Believe it or not, when I mention to someone I am unemployed, and that I was let go of my job because there is no protection in place to stop someone such as myself from being fired for being LGBT many do not believe me. They think it is already in place. A fairly high percentage of people claim they did not know that such employment protection was not law already. So I do not know as the message about ENDA as a bill even existing is getting out to the general population. I think it is also a political hot potato that no politician wishes to deal because there is little positive for them from doing so and the possibly of a great deal of downside from the Right wing social conservatives to them for supporting it. Until the LGBT community makes it a bitter pill not to support ENDA we will continue to see wishy washy support or just support "if it comes to a vote" uttered away from cameras so it is not on the record. The Right does not need to bother trying to defeat it, because it seems for the most part the LGBT community and it's normal allies have not insisted loud enough that it be passed. So the bottom line is no the message is not getting out. I personally believe that anyone who is LGBT should avoid writing checks to any politician until ENDA is passed myself but I do tend to be a bit radical I guess.
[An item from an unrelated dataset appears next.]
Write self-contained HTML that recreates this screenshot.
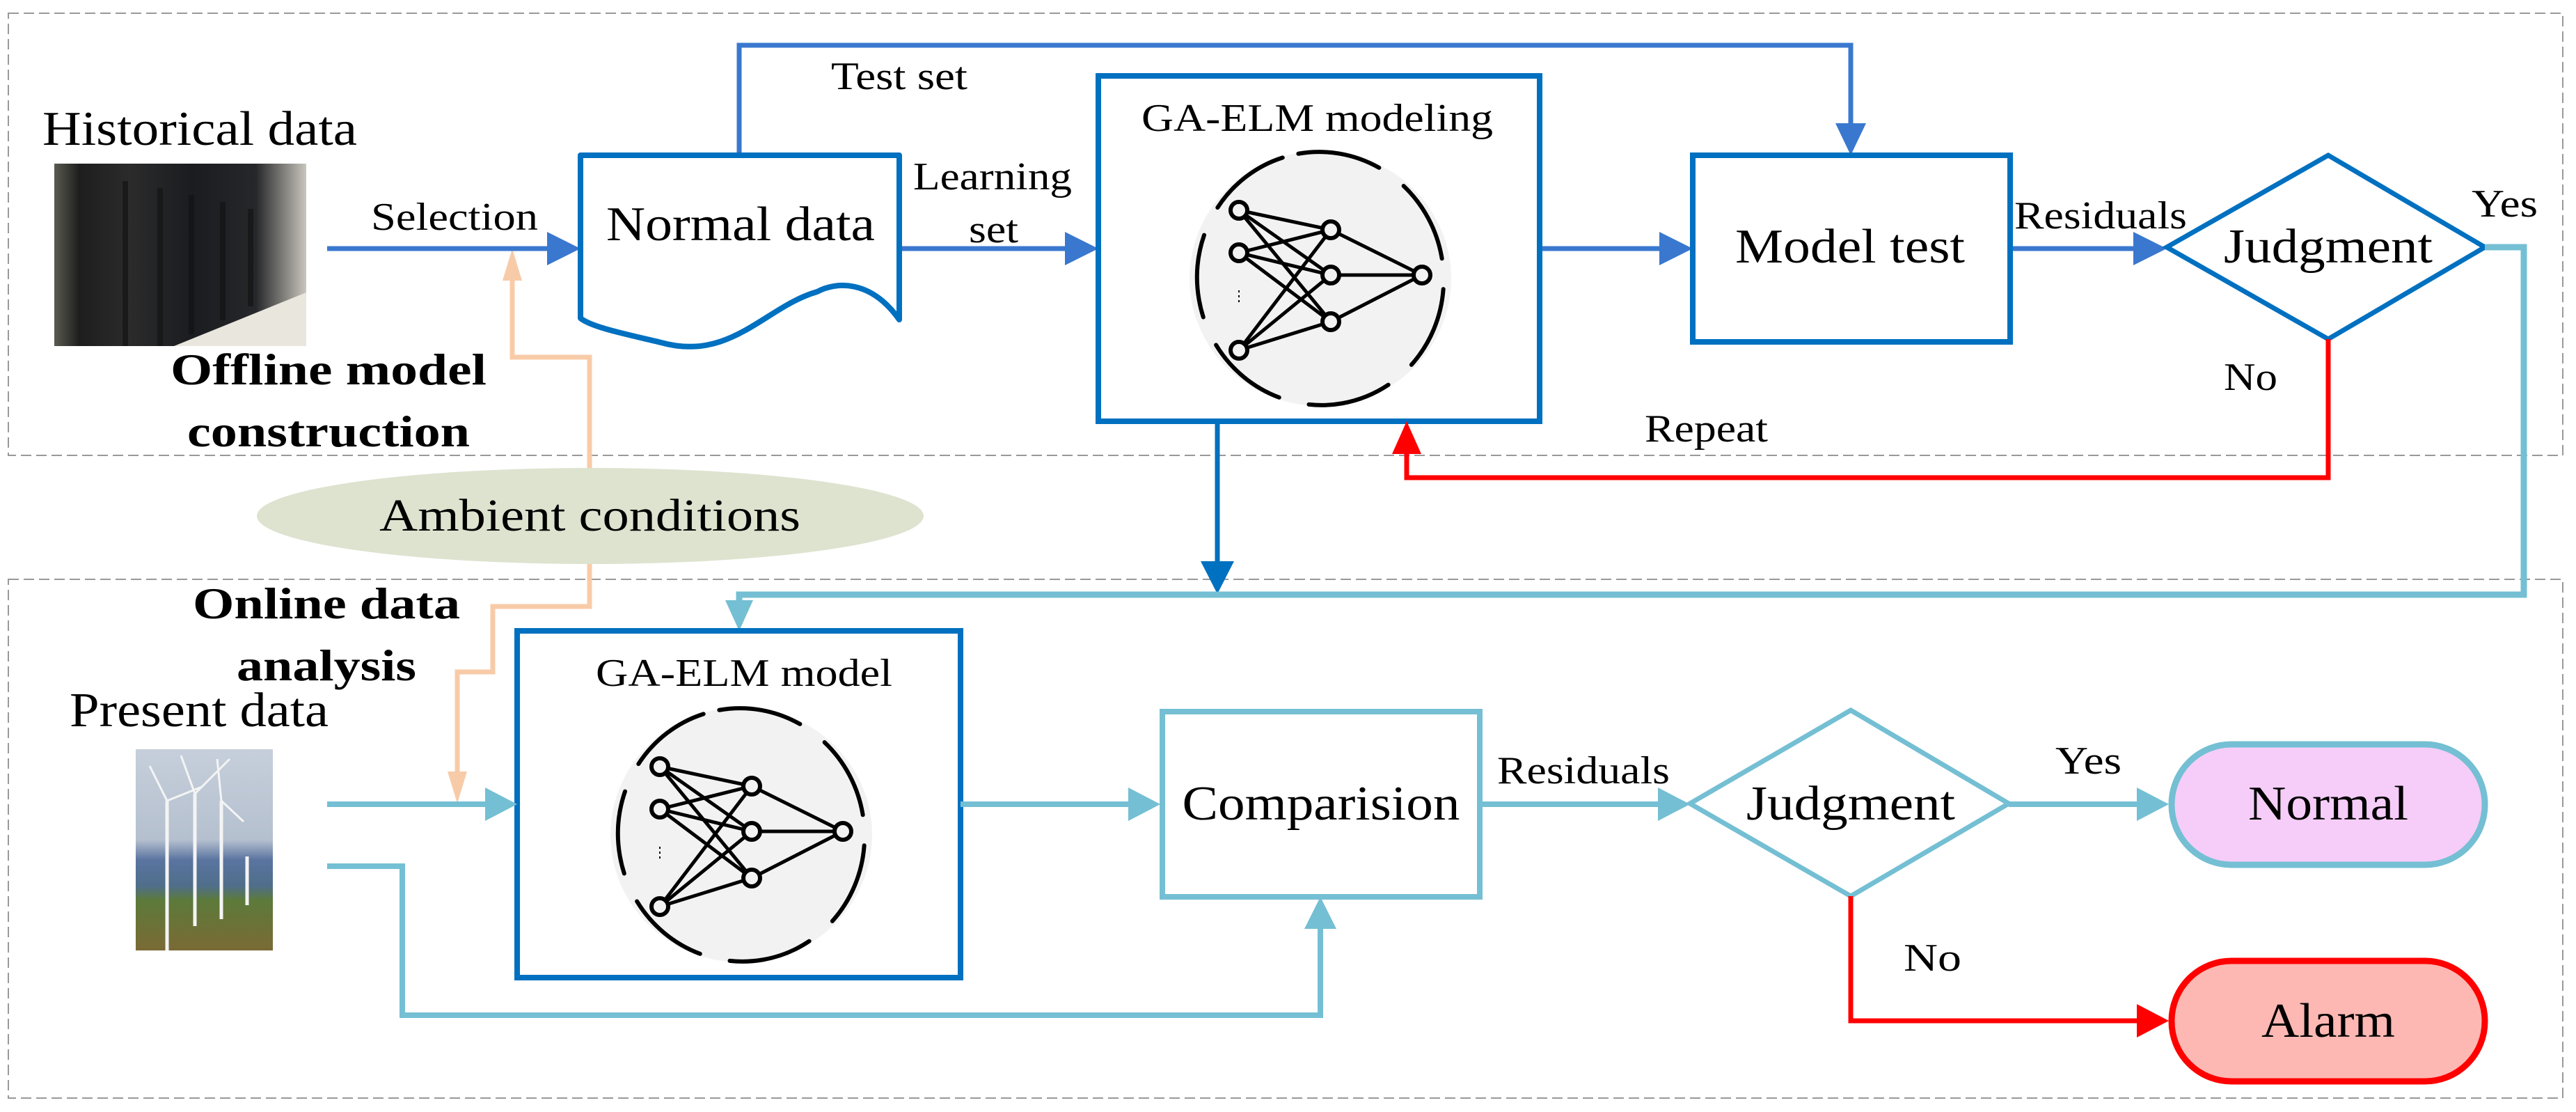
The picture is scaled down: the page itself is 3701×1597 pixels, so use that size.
<!DOCTYPE html>
<html><head><meta charset="utf-8"><style>html,body{margin:0;padding:0;background:#fff}svg{display:block}text{font-family:"Liberation Serif",serif;fill:#000}</style></head><body>
<svg width="3701" height="1597" viewBox="0 0 3701 1597" xmlns="http://www.w3.org/2000/svg">
<defs>
<linearGradient id="srv" x1="0" y1="0" x2="1" y2="0">
<stop offset="0" stop-color="#5a5a50"/><stop offset="0.1" stop-color="#1e1e1e"/><stop offset="0.3" stop-color="#2b2b2b"/><stop offset="0.55" stop-color="#1a1c20"/><stop offset="0.8" stop-color="#26272a"/><stop offset="1" stop-color="#c9c6bc"/>
</linearGradient>
<linearGradient id="wind" x1="0" y1="0" x2="0" y2="1">
<stop offset="0" stop-color="#c6cfdb"/><stop offset="0.45" stop-color="#b5c0cf"/><stop offset="0.55" stop-color="#5a74a0"/><stop offset="0.68" stop-color="#4f6e8a"/><stop offset="0.75" stop-color="#5c7a3a"/><stop offset="1" stop-color="#7a6a35"/>
</linearGradient>
<g id="nn">
<ellipse cx="0" cy="0" rx="188" ry="183" fill="#f2f2f2"/>
<ellipse cx="0" cy="0" rx="182" ry="177" fill="none" stroke="#000" stroke-width="6" stroke-linecap="round" stroke-dasharray="120 44" transform="rotate(-100)"/>
<g stroke="#000" stroke-width="5" fill="none">
<path d="M-117 -98L15 -70M-117 -98L15 -5M-117 -98L15 62M-117 -37L15 -70M-117 -37L15 -5M-117 -37L15 62M-117 103L15 -70M-117 103L15 -5M-117 103L15 62M15 -70L146 -5M15 -5L146 -5M15 62L146 -5"/>
</g>
<g fill="#f2f2f2" stroke="#000" stroke-width="6">
<circle cx="-117" cy="-98" r="12"/><circle cx="-117" cy="-37" r="12"/><circle cx="-117" cy="103" r="12"/>
<circle cx="15" cy="-70" r="12"/><circle cx="15" cy="-5" r="12"/><circle cx="15" cy="62" r="12"/>
<circle cx="146" cy="-5" r="12"/>
</g>
<g fill="#000"><rect x="-118" y="17" width="2" height="3"/><rect x="-118" y="24" width="2" height="3"/><rect x="-118" y="31" width="2" height="3"/></g>
</g>
</defs>

<!-- dashed regions -->
<rect x="12" y="19" width="3670" height="635" fill="none" stroke="#999" stroke-width="2" stroke-dasharray="15 7"/>
<rect x="12" y="832" width="3670" height="745" fill="none" stroke="#999" stroke-width="2" stroke-dasharray="15 7"/>

<!-- images -->
<rect x="78" y="235" width="362" height="262" fill="url(#srv)"/>
<g stroke="#111" stroke-width="8" opacity="0.6"><line x1="180" y1="260" x2="180" y2="497"/><line x1="230" y1="270" x2="230" y2="497"/><line x1="275" y1="280" x2="275" y2="480"/><line x1="320" y1="290" x2="320" y2="460"/><line x1="360" y1="300" x2="360" y2="440"/></g>
<polygon points="250,497 440,420 440,497" fill="#e9e6de"/>
<rect x="195" y="1076" width="197" height="289" fill="url(#wind)"/>
<g stroke="#f4f4f4" stroke-width="5"><line x1="240" y1="1150" x2="240" y2="1365"/><line x1="280" y1="1140" x2="280" y2="1330"/><line x1="318" y1="1150" x2="318" y2="1320"/><line x1="355" y1="1230" x2="355" y2="1300"/></g>
<g stroke="#f4f4f4" stroke-width="3"><line x1="240" y1="1150" x2="215" y2="1100"/><line x1="240" y1="1150" x2="290" y2="1130"/><line x1="280" y1="1140" x2="260" y2="1085"/><line x1="280" y1="1140" x2="330" y2="1090"/><line x1="318" y1="1150" x2="350" y2="1180"/><line x1="318" y1="1150" x2="312" y2="1090"/></g>

<!-- texts left -->
<text x="61" y="208" font-size="70" textLength="452" lengthAdjust="spacingAndGlyphs">Historical data</text>
<text x="100" y="1043" font-size="70" textLength="372" lengthAdjust="spacingAndGlyphs">Present data</text>
<text x="245" y="552" font-size="64" font-weight="bold" textLength="454" lengthAdjust="spacingAndGlyphs">Offline model</text>
<text x="269" y="641" font-size="64" font-weight="bold" textLength="406" lengthAdjust="spacingAndGlyphs">construction</text>
<text x="277" y="888" font-size="64" font-weight="bold" textLength="384" lengthAdjust="spacingAndGlyphs">Online data</text>
<text x="340" y="977" font-size="64" font-weight="bold" textLength="258" lengthAdjust="spacingAndGlyphs">analysis</text>

<!-- ambient -->
<ellipse cx="848" cy="741" rx="479" ry="69" fill="#dde3cf"/>
<text x="545" y="762" font-size="66" textLength="605" lengthAdjust="spacingAndGlyphs">Ambient conditions</text>
<g fill="none" stroke="#f8cba8" stroke-width="7">
<polyline points="847,672 847,513 736,513 736,395"/>
<polyline points="847,810 847,871 708,871 708,965 657,965 657,1120"/>
</g>
<polygon points="736,357 722,403 750,403" fill="#f8cba8"/>
<polygon points="657,1154 643,1108 671,1108" fill="#f8cba8"/>

<!-- top flow -->
<g fill="none" stroke="#3a78cf" stroke-width="7">
<line x1="470" y1="357" x2="790" y2="357"/>
<polyline points="1062,223 1062,65 2659,65 2659,185"/>
<line x1="1292" y1="357" x2="1535" y2="357"/>
<line x1="2212" y1="357" x2="2392" y2="357"/>
<line x1="2888" y1="357" x2="3073" y2="357"/>
</g>
<g fill="#3a78cf">
<polygon points="834,357 786,333 786,381"/>
<polygon points="1578,357 1530,333 1530,381"/>
<polygon points="2432,357 2384,333 2384,381"/>
<polygon points="3113,357 3065,333 3065,381"/>
<polygon points="2659,223 2637,177 2681,177"/>
</g>

<!-- normal data doc -->
<path d="M834 223 L1292 223 L1292 459 C1250 400 1200 405 1174 419 C1100 440 1050 520 950 492 C900 480 850 470 834 457 Z" fill="#fff" stroke="#0070c0" stroke-width="8" stroke-linejoin="round"/>
<text x="871" y="345" font-size="70" textLength="386" lengthAdjust="spacingAndGlyphs">Normal data</text>

<text x="533" y="330" font-size="56" textLength="240" lengthAdjust="spacingAndGlyphs">Selection</text>
<text x="1194" y="128" font-size="56" textLength="196" lengthAdjust="spacingAndGlyphs">Test set</text>
<text x="1312" y="272" font-size="56" textLength="228" lengthAdjust="spacingAndGlyphs">Learning</text>
<text x="1392" y="348" font-size="56" textLength="71" lengthAdjust="spacingAndGlyphs">set</text>

<!-- GA-ELM modeling -->
<rect x="1578" y="109" width="634" height="496" fill="#fff" stroke="#0070c0" stroke-width="8"/>
<text x="1640" y="188" font-size="56" textLength="505" lengthAdjust="spacingAndGlyphs">GA-ELM modeling</text>
<use href="#nn" transform="translate(1897,400)"/>

<!-- model test -->
<rect x="2432" y="223" width="456" height="268" fill="#fff" stroke="#0070c0" stroke-width="8"/>
<text x="2658" y="377" font-size="70" text-anchor="middle" textLength="330" lengthAdjust="spacingAndGlyphs">Model test</text>
<text x="2894" y="328" font-size="56" textLength="248" lengthAdjust="spacingAndGlyphs">Residuals</text>

<polygon points="3113,355 3345,223 3570,355 3345,487" fill="#fff" stroke="#0070c0" stroke-width="7"/>
<text x="3345" y="377" font-size="70" text-anchor="middle" textLength="300" lengthAdjust="spacingAndGlyphs">Judgment</text>
<text x="3551" y="311" font-size="56" textLength="95" lengthAdjust="spacingAndGlyphs">Yes</text>
<text x="3195" y="560" font-size="56" textLength="77" lengthAdjust="spacingAndGlyphs">No</text>

<!-- repeat red -->
<polyline points="3345,487 3345,686 2021,686 2021,645" fill="none" stroke="#ff0000" stroke-width="7"/>
<polygon points="2021,605 2000,652 2042,652" fill="#ff0000"/>
<text x="2363" y="634" font-size="56" textLength="177" lengthAdjust="spacingAndGlyphs">Repeat</text>

<!-- blue down -->
<line x1="1749" y1="605" x2="1749" y2="810" stroke="#0070c0" stroke-width="7"/>
<polygon points="1749,853 1725,806 1773,806" fill="#0070c0"/>

<!-- cyan return -->
<polyline points="3570,355 3626,355 3626,854 1062,854 1062,870" fill="none" stroke="#74bfd3" stroke-width="9"/>
<polygon points="1062,906 1042,862 1082,862" fill="#74bfd3"/>

<!-- bottom flow -->
<rect x="743" y="906" width="637" height="498" fill="#fff" stroke="#0070c0" stroke-width="8"/>
<text x="856" y="985" font-size="56" textLength="426" lengthAdjust="spacingAndGlyphs">GA-ELM model</text>
<use href="#nn" transform="translate(1065,1199)"/>

<g fill="none" stroke="#74bfd3" stroke-width="8">
<line x1="470" y1="1155" x2="705" y2="1155"/>
<line x1="1380" y1="1155" x2="1630" y2="1155"/>
<polyline points="470,1244 578,1244 578,1458 1897,1458 1897,1328"/>
<line x1="2127" y1="1155" x2="2390" y2="1155"/>
<line x1="2886" y1="1155" x2="3078" y2="1155"/>
</g>
<g fill="#74bfd3">
<polygon points="743,1155 697,1131 697,1179"/>
<polygon points="1667,1155 1621,1131 1621,1179"/>
<polygon points="1897,1288 1874,1334 1920,1334"/>
<polygon points="2428,1155 2382,1131 2382,1179"/>
<polygon points="3116,1155 3070,1131 3070,1179"/>
</g>

<rect x="1670" y="1022" width="456" height="266" fill="#fff" stroke="#74bfd3" stroke-width="8"/>
<text x="1898" y="1177" font-size="70" text-anchor="middle" textLength="399" lengthAdjust="spacingAndGlyphs">Comparision</text>
<text x="2151" y="1125" font-size="56" textLength="248" lengthAdjust="spacingAndGlyphs">Residuals</text>

<polygon points="2428,1154 2659,1020 2886,1154 2659,1287" fill="#fff" stroke="#74bfd3" stroke-width="7"/>
<text x="2659" y="1177" font-size="70" text-anchor="middle" textLength="300" lengthAdjust="spacingAndGlyphs">Judgment</text>
<text x="2953" y="1111" font-size="56" textLength="95" lengthAdjust="spacingAndGlyphs">Yes</text>

<polyline points="2659,1287 2659,1466 3078,1466" fill="none" stroke="#ff0000" stroke-width="7"/>
<polygon points="3116,1466 3070,1442 3070,1490" fill="#ff0000"/>
<text x="2735" y="1394" font-size="56" textLength="83" lengthAdjust="spacingAndGlyphs">No</text>

<rect x="3120" y="1069" width="450" height="173" rx="86" ry="86" fill="#f5cdf8" stroke="#74bfd3" stroke-width="9"/>
<text x="3345" y="1177" font-size="70" text-anchor="middle" textLength="230" lengthAdjust="spacingAndGlyphs">Normal</text>
<rect x="3120" y="1380" width="450" height="173" rx="86" ry="86" fill="#fdb8b3" stroke="#ff0000" stroke-width="9"/>
<text x="3345" y="1489" font-size="70" text-anchor="middle" textLength="192" lengthAdjust="spacingAndGlyphs">Alarm</text>
</svg>
</body></html>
What about posting an open call online (here and elsewhere) looking for folks who have lost a job b/c they are lgbt (and/or gender non-conforming) who would be willing to speak to the media? Sometimes even one very effective person can be the face of an issue; Dan Choi showed that. No, not everyone is in a position to do this -- but is no one?

Would anyone here be up for writing such a call?

Is there any kind of media stunt that might shame the Dems who are against trans inclusion in the bill - part of what it seems is keeping it stalled in committee? (And good for Frank if that's the case.)

The sign says ladies, stupid (to paraphrase Clinton's famous 1992 Presidential debate quote). The momentum on ENDA changed when the focus of the hearings turned to the sexual identity issue.

I am not recommending tossing people under the bus but let's face the fact that mainstream America is very uncomfortable with the fuzzy concept of sexual identity. There are no simple answers to fears of "a man in a dress" teaching children even if such things are unfounded. Elected officials need to be able to say "this is both fair and makes sense for the country". It is the part about making sense for the country that is difficult when dealing with an undefined broad spectrum sexual identity concept.

Now when you layer on massive Gulf oil pollution, Nuclear Iran fears, 2 wars and an economic Depression people just aren't too concerned with defining who can pee where.

The media, including MSNBC, understands ENDA as a transgender civil rights bill. They don't know how to cover that.

Please don't read too much into what I'm saying. This is just an observation. I don't have any personal problem with ENDA being thought of as a transgender rights bill. I'm just aware that it's going to be harder to get people to report on it because it's sort of a new story to mainstream media whereas "gay rights" is an old story.

Every week day morning the Rachel Maddow Blog asks for readers to submit articles of interest. I've posted articles about ENDA there, and they've linked to ENDA articles from there. But I don't think it's going to get on the show until it has a cohesive message. Neither Keith nor Rachel are going to write the narrative.